START SOURCE EXCERPT

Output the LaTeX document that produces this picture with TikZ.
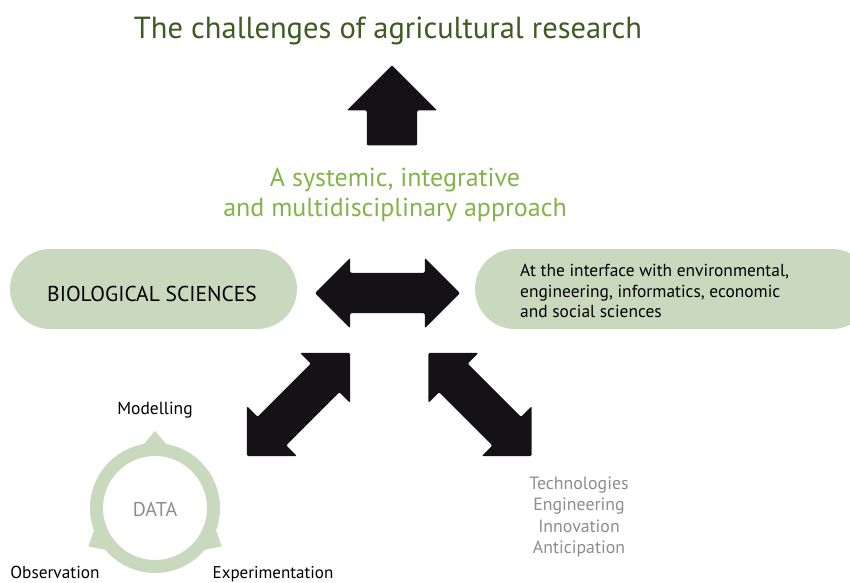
\documentclass[tikz,border=0pt]{standalone}
\usepackage{fontspec}
\setmainfont{PT Sans}
\usetikzlibrary{shapes.arrows,calc}
\definecolor{titlegreen}{HTML}{3E5B22}
\definecolor{subgreen}{HTML}{82B446}
\definecolor{pillgreen}{HTML}{C9D9BD}
\definecolor{arrowblack}{HTML}{151217}
\definecolor{softgray}{HTML}{8C8C8C}
\tikzset{
  fatdbl/.style={double arrow, fill=arrowblack, draw=none, inner xsep=0pt, inner ysep=20pt,
    minimum width=70pt, double arrow head extend=15pt, double arrow tip angle=90,
    rounded corners=1.2pt},
  fatup/.style={single arrow, fill=arrowblack, draw=none, inner xsep=0pt, inner ysep=25pt,
    minimum width=90pt, single arrow head extend=20pt, single arrow tip angle=90,
    rounded corners=1.2pt},
  pill/.style={fill=pillgreen, draw=none, rounded corners=40pt},
  lbl/.style={inner sep=0pt, align=center},
}
\begin{document}
\begin{tikzpicture}[x=1pt,y=-1pt]
\useasboundingbox (0,0) rectangle (850,582);
\clip (0,0) rectangle (850,582);
% title
\node[lbl, text=titlegreen, font=\fontsize{30.5}{36}\selectfont] (title) at (388,31) {The challenges of agricultural research};
% up arrow
\node[fatup, minimum height=80pt, rotate=90, anchor=tip] (up) at (392,65) {};
% subtitle
\node[lbl, text=subgreen, font=\fontsize{26}{30}\selectfont] (sub) at (395,195) {A systemic, integrative\\and multidisciplinary approach};
% pills
\fill[pill] (10,249) rectangle (297,329);
\node[lbl, font=\fontsize{21.5}{24}\selectfont] (bio) at (152,294) {BIOLOGICAL SCIENCES};
\fill[pill] (475,249) rectangle (872,329);
\node[inner sep=0pt, align=left, anchor=west, font=\fontsize{17.4}{20.5}\selectfont] (iface) at (520,291) {At the interface with environmental,\\engineering, informatics, economic\\and social sciences};
% double arrows
\node[fatdbl, minimum height=145pt] (h) at (387.5,293) {};
\node[fatdbl, minimum height=145.7pt, rotate=45] (dl) at (298.5,404.5) {};
\node[fatdbl, minimum height=145.7pt, rotate=-45] (dr) at (480,404.5) {};
% data ring
\coordinate (dc) at (155,508);
\draw[pillgreen, line width=13pt] (dc) circle[radius=58.5];
\foreach \a in {270,150,30}{
  \fill[pillgreen] ($(dc)+(\a:77)$) -- ($(dc)+({\a-16}:60)$) -- ($(dc)+({\a+16}:60)$) -- cycle;
}
\node[lbl, text=softgray, font=\fontsize{20}{22}\selectfont] (data) at (155,509) {DATA};
\node[lbl, font=\fontsize{17.5}{20}\selectfont] (model) at (155,410) {Modelling};
\node[inner sep=0pt, anchor=base, font=\fontsize{17.3}{20}\selectfont] (obs) at (55,578) {Observation};
\node[inner sep=0pt, anchor=base, font=\fontsize{17}{20}\selectfont] (exp) at (273,578) {Experimentation};
% technologies
\node[lbl, text=softgray, font=\fontsize{17.8}{21.3}\selectfont] (tech) at (579,517) {Technologies\\Engineering\\Innovation\\Anticipation};
\end{tikzpicture}
\end{document}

END SOURCE EXCERPT

> _TASK DIRECTIONS_
Each line that contains the string "with" counts once; say how many there are and nothing else.

> _FULL RESPONSE_
2